Izzeldine Abuelaish : Le Peuple Palestinien, seul garant de la sécurité d’Israël



Izzeldine Abuelaish est un médecin palestinien né à Gaza dans un camp de réfugiés de Jabalya en 1955. Aujourd’hui, il est médecin chercheur à l’université de Toronto. Connu pour ses positions pacifistes, la perte de ses 3 filles dans l’opération «Plomb durci» ne fera pas bouger ses convictions d’un iota. En 2010, au lendemain des raids israéliens, il écrit un livre intitulé «Je ne haïrai point: Un médecin de Gaza sur les chemins de la paix». L’homme est aussi la cible de plusieurs critiques dans les milieux extrémistes palestiniens. Rencontre singulière avec une voix pour la paix.


- L’Economiste: Qu’est-ce qui est le plus dur, quand on grandit dans un camp de réfugiés?

- Izzeldine Abuelaish: Vous savez, le mot réfugié est lourd de sens, il traduit une situation que je n’arrive toujours pas à réaliser. Il suppose qu’un jour, vous avez eu une terre, une maison, une famille, un revenu. Du jour au lendemain, par la force des armes et de la terreur, vous vous retrouvez sous les tentes, dans le dénuement, attendant les aides humanitaires. L’enfance est donc un mot inconnu pour une personne née dans un camp de réfugiés.

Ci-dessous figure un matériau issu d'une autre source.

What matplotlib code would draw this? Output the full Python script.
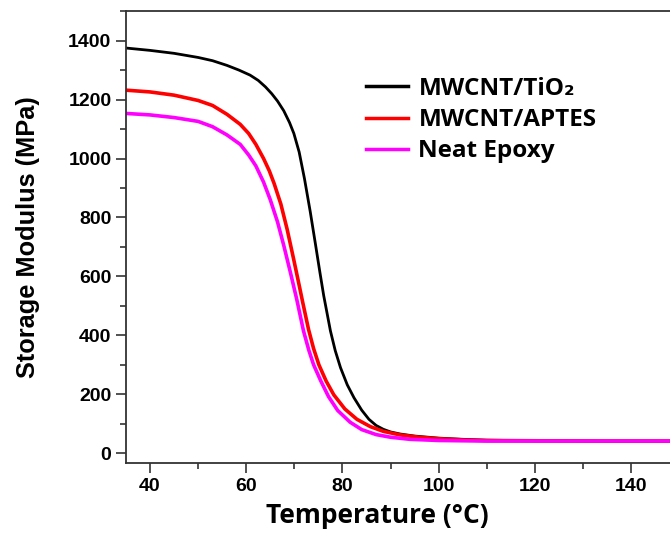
import numpy as np
import matplotlib.pyplot as plt
from matplotlib.ticker import MultipleLocator

# values (temperature in deg C, modulus in MPa)
t_tio2 = [35, 40, 45, 50, 53, 56, 58.5, 60.8, 62.5, 64, 65.3, 66.5, 67.8, 69,
          69.9, 71, 72.1, 73.3, 74.4, 75.3, 76.1, 77.5, 78.5, 79.6, 81, 82.4,
          84, 85.5, 87, 88.5, 90, 92, 95, 100, 105, 110, 120, 135, 148.5]
e_tio2 = [1375, 1367, 1357, 1343, 1332, 1316, 1300, 1283, 1265, 1243, 1220,
          1195, 1162, 1122, 1085, 1022, 932, 820, 708, 615, 535, 415, 348,
          290, 232, 188, 146, 115, 94, 81, 72, 65, 58, 51, 47, 44, 42, 41, 41]

t_aptes = [35, 40, 45, 50, 53, 56, 58.75, 60.5, 62, 63.6, 64.8, 65.8, 67.2,
           68.5, 69.9, 71, 71.7, 72.95, 74, 75.1, 76.6, 78.2, 80.5, 83, 85.8,
           88.5, 92, 96, 100, 105, 110, 120, 135, 148.5]
e_aptes = [1232, 1226, 1215, 1197, 1180, 1150, 1116, 1085, 1048, 1000, 958,
           915, 845, 760, 655, 570, 515, 420, 355, 300, 245, 198, 150, 115,
           90, 74, 62, 54, 49, 45, 43, 42, 41, 41]

t_neat = [35, 40, 45, 50, 53, 56, 58.75, 60.5, 62, 63.6, 65, 66.5, 67.8, 69.2,
          70.5, 71.9, 73, 74, 75.5, 77.1, 79, 81.6, 84, 87, 90, 94, 100, 110,
          120, 148.5]
e_neat = [1153, 1148, 1139, 1126, 1108, 1080, 1048, 1012, 975, 920, 860, 785,
          705, 612, 522, 415, 350, 300, 245, 192, 145, 105, 80, 63, 54, 47,
          43, 41, 41, 41]

labels = ['MWCNT/TiO\u2082', 'MWCNT/APTES', 'Neat Epoxy']

fig = plt.figure(figsize=(6.7, 5.33), dpi=100)
ax = fig.add_axes([0.188, 0.131, 0.815, 0.848])

ax.plot(t_tio2, e_tio2, color='black', lw=2.0, label=labels[0])
ax.plot(t_aptes, e_aptes, color='#ff0000', lw=2.6, label=labels[1])
ax.plot(t_neat, e_neat, color='#ff00ff', lw=2.6, label=labels[2])

ax.set_xlim(35, 148.5)
ax.set_ylim(-34, 1500)
ax.xaxis.set_major_locator(MultipleLocator(20))
ax.xaxis.set_minor_locator(MultipleLocator(10))
ax.yaxis.set_major_locator(MultipleLocator(200))
ax.yaxis.set_minor_locator(MultipleLocator(100))

for s in ax.spines.values():
    s.set_linewidth(1.3)
    s.set_color('#333333')
ax.spines['right'].set_visible(False)

ax.tick_params(which='major', length=7, width=1.2, color='#333333', labelsize=14)
ax.tick_params(which='minor', length=4, width=1.2, color='#333333')
for t in ax.get_xticklabels() + ax.get_yticklabels():
    t.set_fontweight('bold')
    t.set_family(['Liberation Sans', 'DejaVu Sans'])

ax.set_ylabel('Storage Modulus (MPa)', fontsize=18.3, fontweight='bold',
              family=['Liberation Sans', 'DejaVu Sans'])
ax.yaxis.set_label_coords(-0.157, 0.5)
ax.set_xlabel('Temperature (\u00b0C)', fontsize=19, fontweight='bold',
              family=['Open Sans', 'DejaVu Sans'])
ax.xaxis.set_label_coords(0.46, -0.085)

leg = ax.legend(loc='upper left', bbox_to_anchor=(0.44, 0.855), frameon=False,
                handlelength=1.7, handletextpad=0.45, labelspacing=0.3,
                borderpad=0, borderaxespad=0,
                prop={'family': ['Open Sans', 'DejaVu Sans'], 'weight': 'bold', 'size': 17.5})
for ln in leg.get_lines():
    ln.set_linewidth(2.5)

fig.savefig('out.png', dpi=100, facecolor='white')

- Justement, en devenant médecin, vous êtes arrivé à réaliser vos rêves «d’enfant»…

- Ma foi a fait que je n’ai pas considéré ma souffrance comme une fatalité. La souffrance de l’humanité entière n’est pas le fait du déterminisme, mais de mains d’hommes. Je n’ai pas intégré l’injustice comme une sorte de malédiction divine, mais plus comme un défi à relever. Et le meilleur moyen pour cela, c’est l’apprentissage et l’érudition. L’éducation est le moyen de faire sortir les peuples de l’obscurantisme. On peut coloniser, tyranniser, mépriser un peuple, mais l’on ne pourra jamais l’empêcher de rêver. J’ai rêvé un jour de devenir médecin, et j’ai travaillé dur pour y arriver.

- Israël, malgré toutes les tentatives de négociation du processus de paix, continue la politique de colonisation, refuse toujours au peuple palestinien le droit à un Etat et bafoue la légalité internationale. Difficile de prêcher l’espoir et la paix dans un tel contexte…

- La cause palestinienne, malgré sa justesse, a été récupérée par beaucoup de régimes politiques. Le discours politique, qu’il soit l’apanage d’un parti politique ou d’une organisation internationale, est foncièrement tronqué. La politique est devenue un métier, ce qui est contraire à son essence. Les intérêts personnels et la recherche du pouvoir ne devraient pas s’étendre à une cause humaniste comme celle de la Palestine. Ensuite, au-delà des problèmes de représentativité au sein même de l’OLP, force est de constater que la communauté internationale fait du deux poids deux mesures. La paix et la stabilité du monde passent par l’écoute des revendications palestiniennes.

- Que risque-t-il d’arriver concrètement, si le statu quo demeure?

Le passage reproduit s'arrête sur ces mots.